Daniel Dobrovoljski (born 9 June 1975) is a Russian former professional footballer who played for in the late 1990s and early 2000s. He played mainly in the position as forward, but also as midfielder.

==Career==
Dobrovoljski first played his football with local amateur club FC Wangen 1905 e.V. In the summer period 1996 he moved on to play for VfB Stuttgart Amateure.

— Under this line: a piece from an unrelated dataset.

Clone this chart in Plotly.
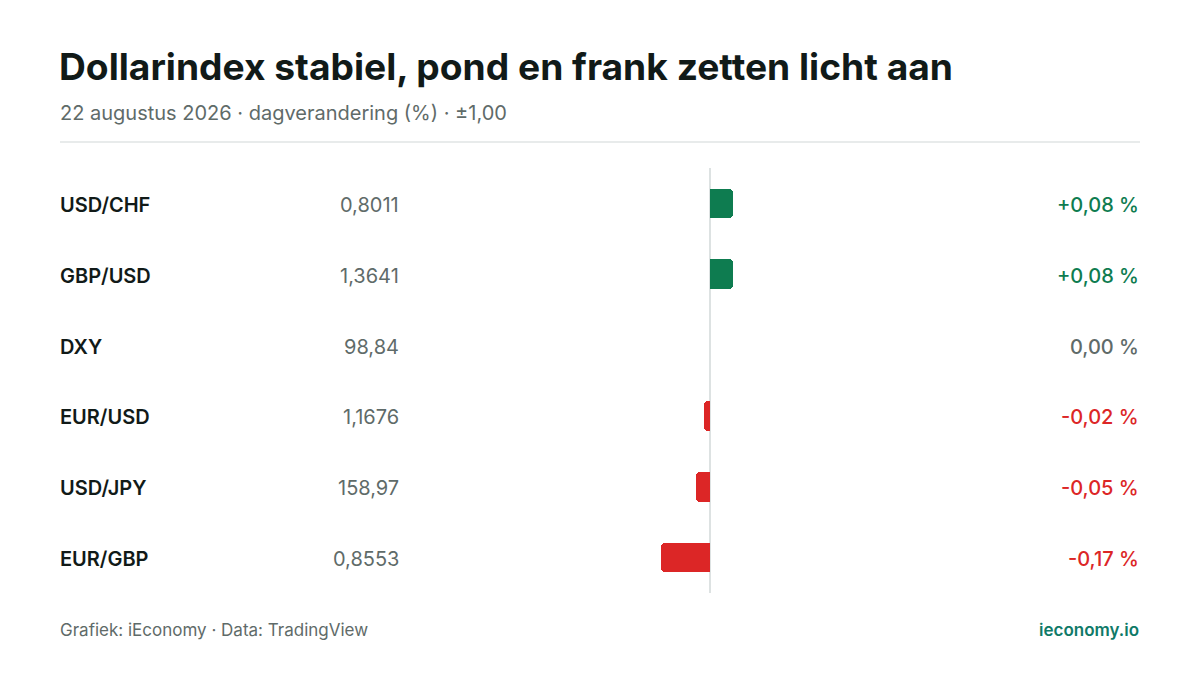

Dobrovoljski joined FC Basel's first team before their 1997–98 season, signing a two-year professional contract, under head coach Jörg Berger. After playing in three test games Dobrovoljski played his domestic league debut for the club in the home game in the St. Jakob Stadium on 12 July 1997, being substituted in during the 75th minute for Gaetano Giallanza as Basel played a 0–0 draw with Étoile Carouge. Dobrovoljski scored his first goal for his club in the home game on 23 August. He was substituted in during the 70th minute for Jürgen Hartmann. Seven minutes later Dobrovoljski scored the goal, it was the two/two equaliser, as Basel won 3–2 against St. Gallen.

In this season Dobrovoljski played 16 games, being substituted in 15 times and in the starting team once. To gain more playing time Basel loaned Dobrovoljski out to VfR Mannheim, who at that time played in the Regionalliga Süd the fourth tier of German football. After he returned from his loan period, he played in a few test matches and then transferred to FC Locarno. During the two- and a-bit seasons with the club, Dobrovoljski played a total of 31 games for FC Locarno scoring a total of four goals. 16 of these games were in the Nationalliga A, two in the Swiss Cup and 13 were friendly games. He scored two goals in the domestic league and the other two during the test games.

In the 1999–2000 season with Locarno, Dobrovoljski played in the 1st League, the third tier of Swiss football. At the end of the season, they were group three winners and qualified for the promotion play-offs. In the first round of the play-offs they beat Red Star Zürich twice and in the next round with a win and a draw against FC Wohlen achieved promotion to the Nationalliga B.

In the 2000–01 Swiss Football League season Locarno held their position in the second division. For the following season Dobrovoljski then played with FC Vaduz and then moved on to play two seasons with Austria Lustenau in the Austrian Football First League.